Bref, pour beaucoup, le scepticisme est grand. Comment croire que l’on pourrait obtenir par des conventions ou des traités ce que l’on n’a pu que partiellement réussir avec des soldats dans le cadre de la FIAS ? Quel avenir pour un traité d’amitié, dès lors que le pays serait à nouveau dirigé par des forces intégristes et obscurantistes ? J’entends même certains s’émouvoir du coût d’un tel traité dans le contexte social de notre pays et plaider pour un repli sur soi, pour une forme de résignation, voire de renoncement.

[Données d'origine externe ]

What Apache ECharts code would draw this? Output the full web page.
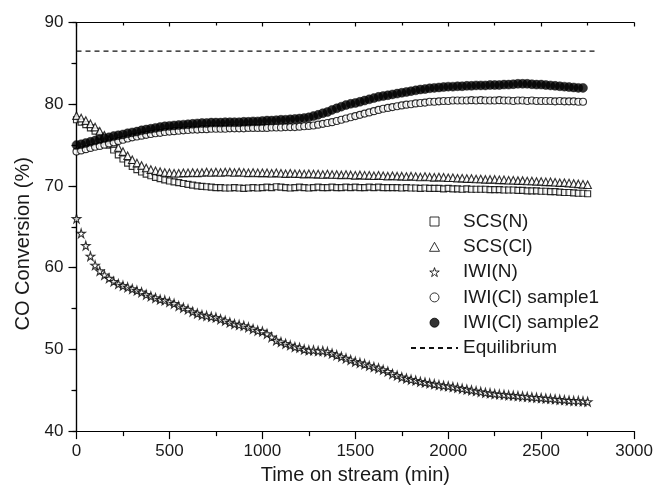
<!DOCTYPE html>
<html>
<head>
    <meta charset="utf-8" />
    <title>CO Conversion vs Time on stream</title>
    <script src="https://cdn.jsdelivr.net/npm/echarts@6.0.0/dist/echarts.min.js"></script>
    <style>
        html, body { margin: 0; padding: 0; background: #fff; }
        #chart { width: 656px; height: 490px; }
    </style>
</head>
<body>
    <div id="chart"></div>
    <script type="text/javascript">
        // sampled every 25 min, 0 .. 2750
        const timeStep = 25;

        const scsN = [
            78.1, 77.8, 77.5, 77.1, 76.7, 76.1, 75.5, 75.0, 74.4, 73.8,
            73.3, 72.8, 72.4, 72.0, 71.7, 71.45, 71.25, 71.05, 70.9, 70.75,
            70.6, 70.5, 70.4, 70.3, 70.2, 70.1, 70.0, 69.95, 69.9, 69.85,
            69.8, 69.8, 69.75, 69.75, 69.8, 69.75, 69.7, 69.75, 69.8, 69.75,
            69.8, 69.85, 69.8, 69.9, 69.85, 69.8, 69.75, 69.8, 69.85, 69.8,
            69.75, 69.8, 69.85, 69.8, 69.8, 69.85, 69.8, 69.8, 69.85, 69.8,
            69.85, 69.8, 69.8, 69.85, 69.8, 69.85, 69.8, 69.8, 69.8, 69.8,
            69.75, 69.8, 69.75, 69.75, 69.7, 69.75, 69.7, 69.7, 69.7, 69.65,
            69.7, 69.65, 69.65, 69.6, 69.65, 69.6, 69.6, 69.6, 69.6, 69.55,
            69.55, 69.55, 69.5, 69.5, 69.5, 69.45, 69.45, 69.4, 69.4, 69.4,
            69.35, 69.35, 69.3, 69.3, 69.25, 69.2, 69.2, 69.15, 69.1, 69.1,
            69.05
        ];
        const scsCl = [
            78.6, 78.3, 78.0, 77.6, 77.2, 76.7, 76.2, 75.7, 75.2, 74.7,
            74.2, 73.7, 73.2, 72.8, 72.5, 72.2, 72.0, 71.85, 71.75, 71.65,
            71.6, 71.55, 71.55, 71.6, 71.6, 71.65, 71.6, 71.65, 71.7, 71.65,
            71.7, 71.65, 71.7, 71.7, 71.65, 71.7, 71.65, 71.6, 71.65, 71.6,
            71.6, 71.6, 71.55, 71.6, 71.55, 71.5, 71.55, 71.5, 71.5, 71.45,
            71.5, 71.45, 71.45, 71.4, 71.45, 71.4, 71.4, 71.35, 71.4, 71.35,
            71.3, 71.35, 71.3, 71.3, 71.25, 71.3, 71.25, 71.2, 71.25, 71.2,
            71.2, 71.15, 71.2, 71.15, 71.1, 71.15, 71.1, 71.05, 71.1, 71.05,
            71.0, 71.0, 70.95, 70.95, 70.9, 70.9, 70.85, 70.85, 70.8, 70.8,
            70.8, 70.75, 70.75, 70.7, 70.7, 70.65, 70.65, 70.6, 70.6, 70.55,
            70.55, 70.5, 70.5, 70.45, 70.4, 70.4, 70.35, 70.3, 70.25, 70.2,
            70.15
        ];
        const iwiN = [
            66.0, 64.2, 62.7, 61.4, 60.3, 59.6, 59.1, 58.7, 58.3, 58.0,
            57.8, 57.6, 57.4, 57.2, 57.0, 56.7, 56.5, 56.3, 56.1, 56.0,
            55.8, 55.6, 55.3, 55.1, 54.9, 54.6, 54.4, 54.2, 54.1, 54.0,
            53.9, 53.7, 53.5, 53.3, 53.1, 53.0, 52.9, 52.7, 52.5, 52.3,
            52.2, 51.9, 51.5, 51.1, 50.9, 50.7, 50.5, 50.3, 50.2, 50.0,
            49.9, 49.9, 49.8, 49.8, 49.7, 49.5, 49.3, 49.1, 48.9, 48.7,
            48.5, 48.35, 48.2, 48.0, 47.85, 47.7, 47.5, 47.3, 47.0, 46.8,
            46.6, 46.45, 46.3, 46.2, 46.05, 45.95, 45.85, 45.75, 45.65, 45.55,
            45.5, 45.4, 45.3, 45.2, 45.1, 45.0, 44.9, 44.8, 44.7, 44.65,
            44.55, 44.5, 44.45, 44.4, 44.35, 44.3, 44.25, 44.2, 44.15, 44.1,
            44.05, 44.0, 43.95, 43.9, 43.85, 43.8, 43.75, 43.7, 43.7, 43.65,
            43.6
        ];
        const iwiClS1 = [
            74.2, 74.35, 74.5, 74.65, 74.8, 74.9, 75.05, 75.2, 75.35, 75.5,
            75.65, 75.8, 75.95, 76.05, 76.15, 76.25, 76.35, 76.45, 76.5, 76.6,
            76.65, 76.7, 76.75, 76.8, 76.85, 76.9, 76.9, 76.95, 76.95, 77.0,
            77.0, 77.0, 77.0, 77.05, 77.05, 77.05, 77.05, 77.1, 77.1, 77.1,
            77.1, 77.1, 77.15, 77.15, 77.15, 77.2, 77.2, 77.2, 77.25, 77.3,
            77.35, 77.4, 77.5, 77.6, 77.7, 77.8, 77.95, 78.1, 78.25, 78.4,
            78.55, 78.7, 78.85, 79.0, 79.15, 79.3, 79.45, 79.55, 79.65, 79.75,
            79.85, 79.95, 80.0, 80.1, 80.15, 80.2, 80.3, 80.3, 80.35, 80.4,
            80.4, 80.45, 80.45, 80.45, 80.45, 80.5, 80.45, 80.5, 80.45, 80.45,
            80.45, 80.5, 80.45, 80.45, 80.4, 80.45, 80.45, 80.4, 80.45, 80.4,
            80.4, 80.4, 80.4, 80.35, 80.4, 80.35, 80.35, 80.35, 80.3, 80.3
        ];
        const iwiClS2 = [
            75.0, 75.1, 75.25, 75.4, 75.55, 75.7, 75.85, 75.95, 76.1, 76.2,
            76.3, 76.45, 76.55, 76.65, 76.8, 76.9, 77.0, 77.1, 77.2, 77.3,
            77.35, 77.4, 77.45, 77.5, 77.55, 77.6, 77.65, 77.7, 77.7, 77.75,
            77.75, 77.75, 77.8, 77.8, 77.8, 77.8, 77.85, 77.85, 77.9, 77.9,
            77.95, 78.0, 78.0, 78.05, 78.1, 78.1, 78.15, 78.2, 78.25, 78.3,
            78.4, 78.55, 78.7, 78.9, 79.05, 79.3, 79.5, 79.7, 79.9, 80.05,
            80.15, 80.3, 80.45, 80.6, 80.75, 80.9, 81.0, 81.1, 81.2, 81.3,
            81.4, 81.5, 81.6, 81.7, 81.8, 81.85, 81.95, 82.0, 82.05, 82.1,
            82.15, 82.15, 82.2, 82.2, 82.25, 82.25, 82.3, 82.3, 82.3, 82.35,
            82.35, 82.35, 82.4, 82.4, 82.45, 82.5, 82.5, 82.5, 82.45, 82.4,
            82.4, 82.35, 82.3, 82.25, 82.2, 82.15, 82.1, 82.05, 82.0, 82.0
        ];
        const equilibrium = [[0, 86.5], [2800, 86.5]];

        const xTicks = { min: 0, max: 3000, interval: 500 };
        const yTicks = { min: 40, max: 90, interval: 10 };

        const starPath = 'path://M50 0 L61 35 L98 35 L68 57 L79 91 L50 70 L21 91 L32 57 L2 35 L39 35 Z';
        const squarePath = 'path://M0 0 L10 0 L10 10 L0 10 Z';
        const trianglePath = 'path://M5 0 L10 9 L0 9 Z';
        const fontFamily = '"Liberation Sans", Arial, sans-serif';

        function pairs(values) {
            return values.map((v, i) => [i * timeStep, v]);
        }

        const hollow = {
            color: '#fff',
            borderColor: '#000',
            borderWidth: 1.15
        };

        const chart = echarts.init(document.getElementById('chart'));

        const tickStyle = { color: '#000', width: 1.2 };

        let option = {
            animation: false,
            backgroundColor: '#fff',
            grid: {
                left: 76.5,
                right: 19.5,
                top: 22.5,
                bottom: 56.5
            },
            legend: {
                orient: 'vertical',
                left: 405,
                top: 207,
                itemWidth: 47,
                itemHeight: 9,
                itemGap: 6.3,
                itemStyle: { borderWidth: 1 },
                textStyle: { fontFamily: fontFamily, fontSize: 19, color: '#1a1a1a' },
                data: [
                    { name: 'SCS(N)', icon: squarePath },
                    { name: 'SCS(Cl)', icon: trianglePath },
                    { name: 'IWI(N)', icon: starPath },
                    { name: 'IWI(Cl) sample1', icon: 'circle' },
                    { name: 'IWI(Cl) sample2', icon: 'circle' },
                    { name: 'Equilibrium', itemStyle: { opacity: 0 } }
                ]
            },
            xAxis: [{
                type: 'value',
                min: xTicks.min,
                max: xTicks.max,
                interval: xTicks.interval,
                name: 'Time on stream (min)',
                nameLocation: 'middle',
                nameGap: 24,
                nameTextStyle: { fontFamily: fontFamily, fontSize: 20, color: '#1a1a1a' },
                axisLine: { lineStyle: tickStyle },
                axisTick: { length: 8, lineStyle: tickStyle },
                minorTick: { show: true, splitNumber: 2, length: 5, lineStyle: tickStyle },
                axisLabel: {
                    fontFamily: fontFamily, fontSize: 17, color: '#1a1a1a', margin: 12,
                    formatter: v => String(v)
                },
                splitLine: { show: false }
            }, {
                type: 'value',
                position: 'top',
                min: xTicks.min,
                max: xTicks.max,
                interval: xTicks.interval,
                axisLine: { show: true, lineStyle: tickStyle },
                axisTick: { inside: true, length: 4, lineStyle: tickStyle },
                minorTick: { show: true, splitNumber: 2, length: 3, lineStyle: tickStyle },
                axisLabel: { show: false },
                splitLine: { show: false }
            }],
            yAxis: [{
                type: 'value',
                min: yTicks.min,
                max: yTicks.max,
                interval: yTicks.interval,
                name: 'CO Conversion (%)',
                nameLocation: 'middle',
                nameGap: 30,
                nameTextStyle: {
                    fontFamily: fontFamily, fontSize: 20, color: '#1a1a1a',
                    padding: [0, 34, 0, 0]
                },
                axisLine: { show: true, lineStyle: tickStyle },
                axisTick: { length: 8, lineStyle: tickStyle },
                minorTick: { show: true, splitNumber: 2, length: 5, lineStyle: tickStyle },
                axisLabel: {
                    fontFamily: fontFamily, fontSize: 17, color: '#1a1a1a', margin: 13,
                    formatter: v => String(v)
                },
                splitLine: { show: false }
            }, {
                type: 'value',
                position: 'right',
                min: yTicks.min,
                max: yTicks.max,
                interval: yTicks.interval,
                axisLine: { show: true, lineStyle: tickStyle },
                axisTick: { inside: true, length: 4, lineStyle: tickStyle },
                minorTick: { show: true, splitNumber: 2, length: 3, lineStyle: tickStyle },
                axisLabel: { show: false },
                splitLine: { show: false }
            }],
            series: [
                {
                    name: 'SCS(N)',
                    type: 'scatter',
                    symbol: 'rect',
                    symbolSize: 6,
                    itemStyle: hollow,
                    data: pairs(scsN)
                }, {
                    name: 'SCS(Cl)',
                    type: 'scatter',
                    symbol: 'triangle',
                    symbolSize: 7.5,
                    itemStyle: hollow,
                    data: pairs(scsCl)
                }, {
                    name: 'IWI(N)',
                    type: 'scatter',
                    symbol: starPath,
                    symbolSize: 8.5,
                    itemStyle: hollow,
                    data: pairs(iwiN)
                }, {
                    name: 'IWI(Cl) sample1',
                    type: 'scatter',
                    symbol: 'circle',
                    symbolSize: 7,
                    itemStyle: hollow,
                    data: pairs(iwiClS1)
                }, {
                    name: 'IWI(Cl) sample2',
                    type: 'scatter',
                    symbol: 'circle',
                    symbolSize: 9,
                    itemStyle: { color: '#000', borderColor: '#000', borderWidth: 0.5 },
                    data: pairs(iwiClS2)
                }, {
                    name: 'Equilibrium',
                    type: 'line',
                    symbol: 'none',
                    lineStyle: { color: '#111', width: 1.1, type: [5, 4] },
                    itemStyle: { color: '#111' },
                    data: equilibrium
                }
            ]
        };

        chart.setOption(option);
    </script>
</body>
</html>
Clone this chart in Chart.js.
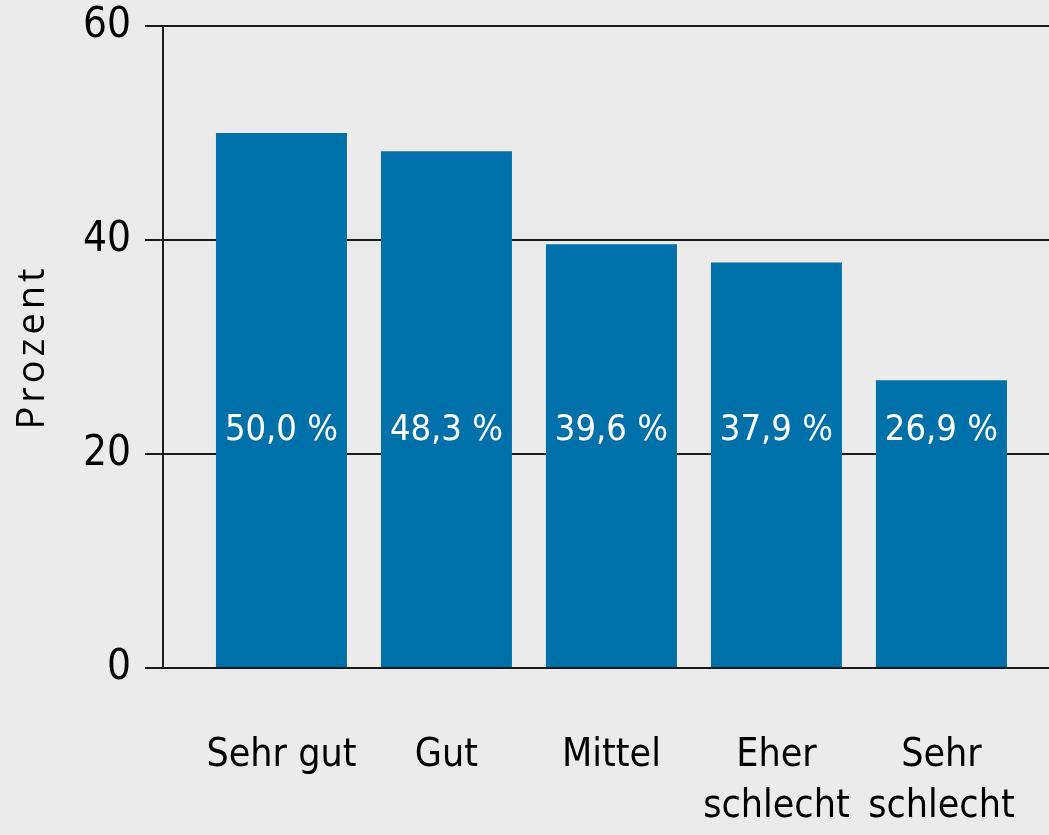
<!DOCTYPE html>
<html>
<head>
<meta charset="utf-8">
<script src="https://cdn.jsdelivr.net/npm/chart.js@4/dist/chart.umd.min.js"></script>
<style>
    html, body { margin: 0; padding: 0; background: #ebebeb; }
    #wrap { width: 1049px; height: 835px; position: relative; }
</style>
</head>
<body>
<div id="wrap"><canvas id="barChart"></canvas></div>
<script>
// Data
const categories = ['Sehr gut', 'Gut', 'Mittel', ['Eher', 'schlecht'], ['Sehr', 'schlecht']];
const values = [50.0, 48.3, 39.6, 37.9, 26.9];
const yTicks = [0, 20, 40, 60];

const narrow = '"Liberation Sans Narrow", "DejaVu Sans Condensed", sans-serif';

// writes the percent value inside each bar, all at the same height
const barLabels = {
    id: 'barLabels',
    afterDatasetsDraw(chart, args, opts) {
        const ctx = chart.ctx;
        const y = chart.scales.y.getPixelForValue(opts.level);
        ctx.save();
        ctx.font = '36px ' + narrow;
        ctx.fillStyle = '#ffffff';
        ctx.textAlign = 'center';
        ctx.textBaseline = 'middle';
        chart.getDatasetMeta(0).data.forEach(function(bar, i) {
            const txt = values[i].toFixed(1).replace('.', ',') + ' %';
            ctx.fillText(txt, bar.x, y);
        });
        ctx.restore();
    }
};

const ctx = document.getElementById('barChart').getContext('2d');
const chart = new Chart(ctx, {
    type: 'bar',
    data: {
        datasets: [{
            data: categories.map((c, i) => ({ x: i, y: values[i] })),
            backgroundColor: '#0070a9',
            borderWidth: 0,
            categoryPercentage: 1,
            barPercentage: 0.794
        }]
    },
    options: {
        responsive: true,
        maintainAspectRatio: false,
        animation: false,
        layout: { padding: { left: 10, top: 0, right: 0, bottom: 7 } },
        plugins: {
            legend: { display: false },
            tooltip: { enabled: false },
            barLabels: { level: 22.2 }
        },
        scales: {
            x: {
                type: 'linear',
                offset: false,
                bounds: 'data',
                min: -0.718,
                max: 4.652,
                afterBuildTicks: function(scale) {
                    scale.ticks = categories.map((c, i) => ({ value: i }));
                },
                afterFit: function(scale) {
                    scale.height = 160;
                    scale.paddingLeft = 0;
                    scale.paddingRight = 0;
                },
                grid: { display: false, drawTicks: false },
                border: { display: false },
                ticks: {
                    autoSkip: false,
                    maxRotation: 0,
                    padding: 63,
                    color: '#000',
                    font: { family: narrow, size: 39, lineHeight: 1.3 },
                    callback: function(v) { return categories[v]; }
                }
            },
            y: {
                min: 0,
                max: 60,
                afterBuildTicks: function(scale) {
                    scale.ticks = yTicks.map(v => ({ value: v }));
                },
                afterFit: function(scale) {
                    scale.width = 153;
                    scale.paddingTop = 26;
                    scale.paddingBottom = 0;
                    // wider letter spacing for the axis title, as in the original
                    if (!scale._spaced) {
                        const drawTitle = scale.drawTitle.bind(scale);
                        scale.drawTitle = function() {
                            scale.ctx.save();
                            scale.ctx.letterSpacing = '4px';
                            drawTitle();
                            scale.ctx.restore();
                        };
                        scale._spaced = true;
                    }
                },
                grid: { color: '#1a1a1a', lineWidth: 2, tickLength: 18 },
                border: { color: '#1a1a1a', width: 2 },
                ticks: {
                    padding: 14,
                    color: '#000',
                    font: { family: narrow, size: 42, lineHeight: 1 }
                },
                title: {
                    display: true,
                    text: 'Prozent',
                    color: '#000',
                    padding: 0,
                    font: { family: '"Open Sans", sans-serif', size: 38 }
                }
            }
        }
    },
    plugins: [barLabels]
});
</script>
</body>
</html>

Mais a-t-on le droit d’abandonner l’espoir ? A-t-on le droit d’abdiquer face au risque ? Ne rien faire serait, à mon sens, hautement coupable. Ce traité d’amitié, au-delà du volet sécurité, pose des conditions qui ont à voir avec l’humanité et la dignité.
Faut-il injurier l’avenir d’un pays pauvre, pourtant si riche de ressources culturelles et aux richesses minières prometteuses ? Faut-il laisser ce pays livré à lui-même après le départ de nos troupes, sans soutenir ni aider celles et ceux qui portent des idées de progrès, d’émancipation et de liberté ? Je pense le contraire. Je crois à l’effet des liens tissés par ce traité d’amitié, à l’espoir qu’il peut susciter pour de nombreux Afghans. C’est pourquoi, ne voulant récolter ni la honte ni le déshonneur, mes collègues du groupe socialiste et moi-même voterons en faveur de ce traité.